GOAL >>
Set down each line of the material that follows, exactly, with no pictures.

[Records from a data collection]
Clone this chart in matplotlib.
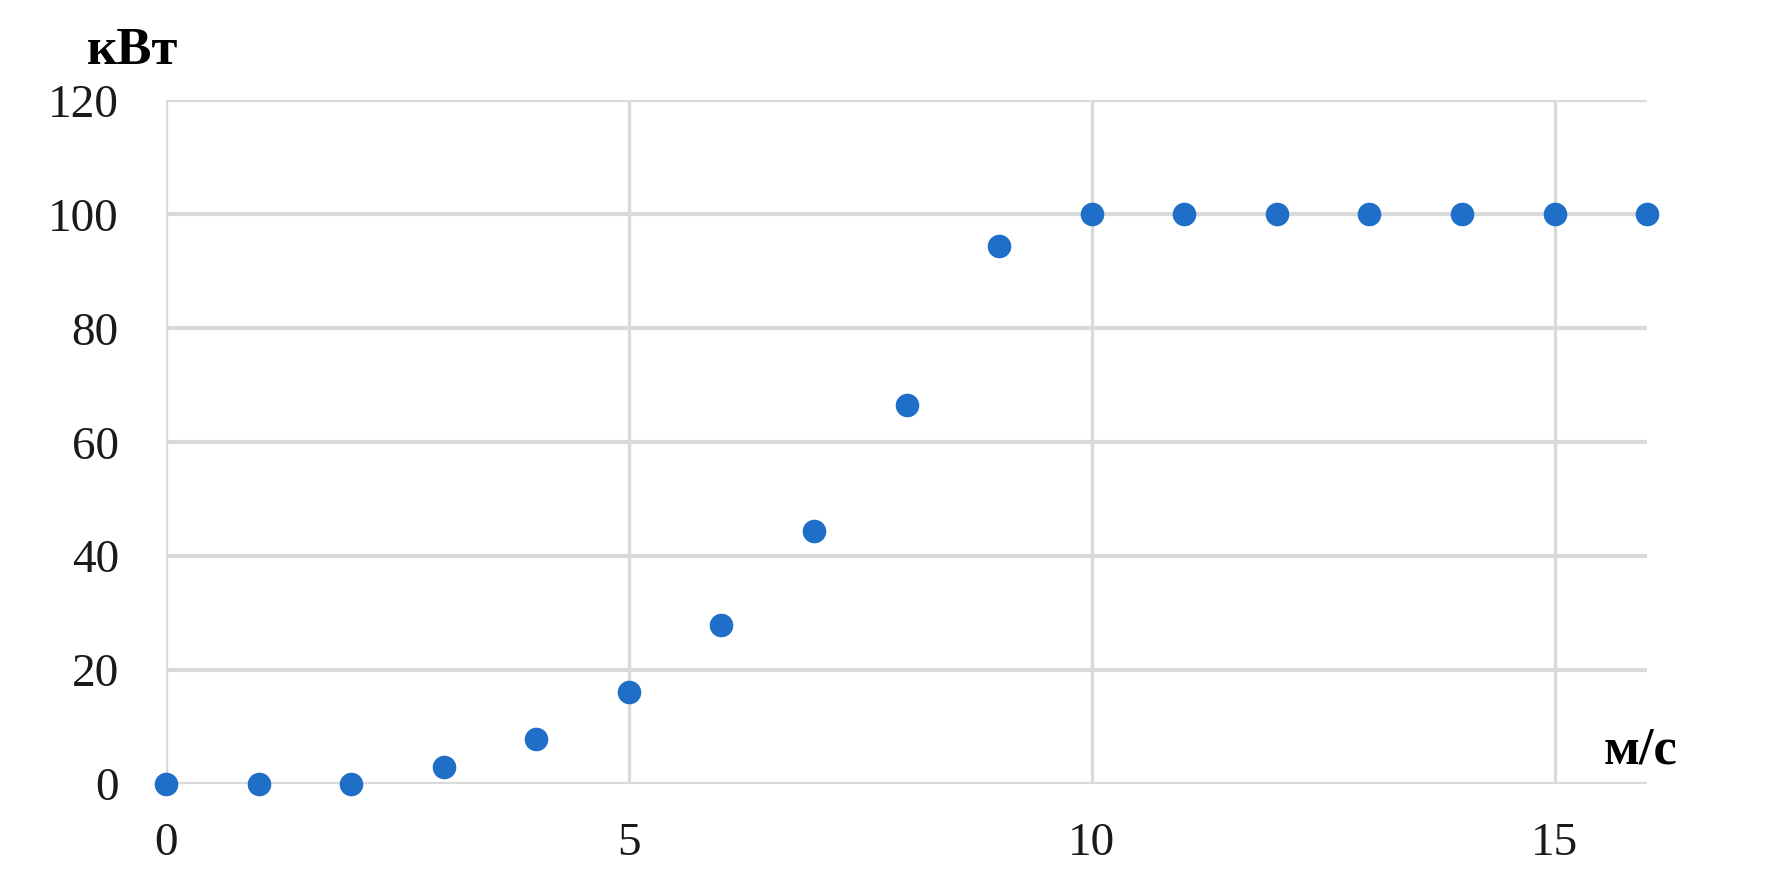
import matplotlib
matplotlib.use( "Agg" )
from matplotlib import pyplot as plt

# Data
wind_speed = [0, 1, 2, 3, 4, 5, 6, 7, 8, 9, 10, 11, 12, 13, 14, 15, 16]
power_kw   = [0, 0, 0, 3.0, 7.9, 16.1, 28.0, 44.4, 66.5, 94.4,
              100, 100, 100, 100, 100, 100, 100]
x_ticks    = [0, 5, 10, 15]
y_ticks    = [0, 20, 40, 60, 80, 100, 120]

plt.rcParams['font.family'] = ['Liberation Serif', 'DejaVu Serif']

fig = plt.figure( figsize=(17.72, 8.93), dpi=100 )
ax  = fig.add_axes( [0.0937, 0.122, 0.8358, 0.7655] )

ax.set_xlim( 0, 16 )
ax.set_ylim( 0, 120 )
ax.set_xticks( x_ticks )
ax.set_yticks( y_ticks )
for s in ax.spines.values():
    s.set_visible( False )

grid_color = '#dadada'
for y in y_ticks:
    ax.axhline( y, color=grid_color, lw=3.0, zorder=1 )
for x in x_ticks:
    ax.axvline( x, color=grid_color, lw=2.4, zorder=1 )

ax.plot( wind_speed, power_kw, 'o', color='#1f6fc8', markersize=17,
         markeredgewidth=0, clip_on=False, zorder=3 )

ax.tick_params( length=0, labelsize=34, colors='#1a1a1a' )
ax.tick_params( axis='y', pad=34 )
ax.tick_params( axis='x', pad=28 )

fig.text( 133/1772, 1 - 51/893, "кВт", fontsize=38, fontweight='bold',
          ha='center', va='center' )
fig.text( 1641/1772, 1 - 751/893, "м/с", fontsize=38, fontweight='bold',
          ha='center', va='center' )

fig.savefig( "out.png", dpi=100 )
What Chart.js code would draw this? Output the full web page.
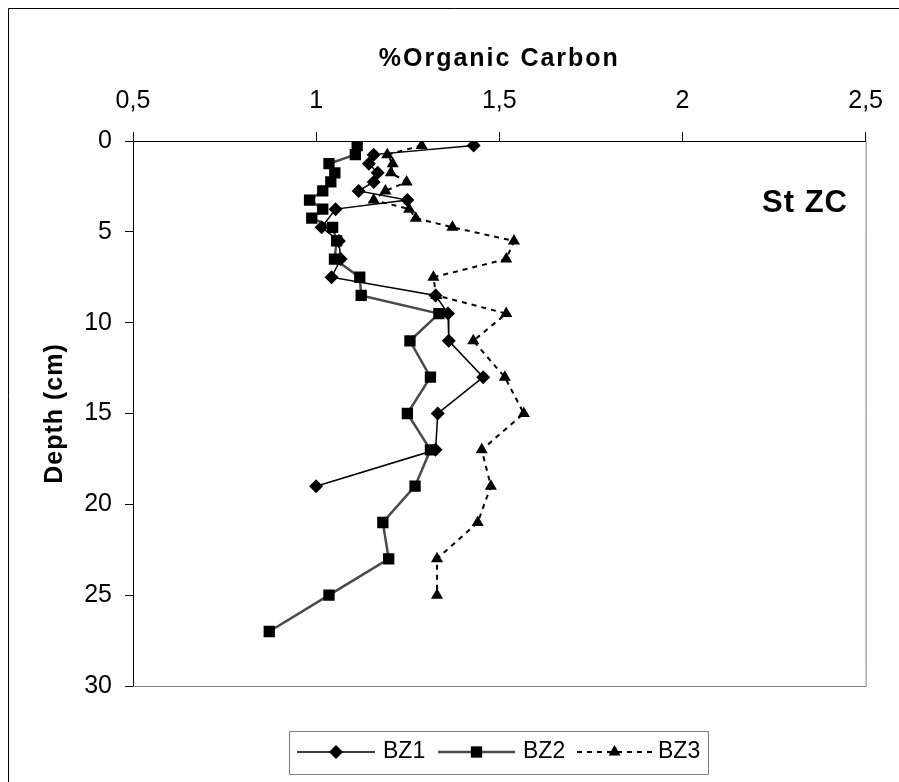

EXERCISE SOLUTION >>
Clone this chart in matplotlib.
import matplotlib
matplotlib.use( "Agg" )
from matplotlib import pyplot as plt

# Data
wind_speed = [0, 1, 2, 3, 4, 5, 6, 7, 8, 9, 10, 11, 12, 13, 14, 15, 16]
power_kw   = [0, 0, 0, 3.0, 7.9, 16.1, 28.0, 44.4, 66.5, 94.4,
              100, 100, 100, 100, 100, 100, 100]
x_ticks    = [0, 5, 10, 15]
y_ticks    = [0, 20, 40, 60, 80, 100, 120]

plt.rcParams['font.family'] = ['Liberation Serif', 'DejaVu Serif']

fig = plt.figure( figsize=(17.72, 8.93), dpi=100 )
ax  = fig.add_axes( [0.0937, 0.122, 0.8358, 0.7655] )

ax.set_xlim( 0, 16 )
ax.set_ylim( 0, 120 )
ax.set_xticks( x_ticks )
ax.set_yticks( y_ticks )
for s in ax.spines.values():
    s.set_visible( False )

grid_color = '#dadada'
for y in y_ticks:
    ax.axhline( y, color=grid_color, lw=3.0, zorder=1 )
for x in x_ticks:
    ax.axvline( x, color=grid_color, lw=2.4, zorder=1 )

ax.plot( wind_speed, power_kw, 'o', color='#1f6fc8', markersize=17,
         markeredgewidth=0, clip_on=False, zorder=3 )

ax.tick_params( length=0, labelsize=34, colors='#1a1a1a' )
ax.tick_params( axis='y', pad=34 )
ax.tick_params( axis='x', pad=28 )

fig.text( 133/1772, 1 - 51/893, "кВт", fontsize=38, fontweight='bold',
          ha='center', va='center' )
fig.text( 1641/1772, 1 - 751/893, "м/с", fontsize=38, fontweight='bold',
          ha='center', va='center' )

fig.savefig( "out.png", dpi=100 )
What Chart.js code would draw this? Output the full web page.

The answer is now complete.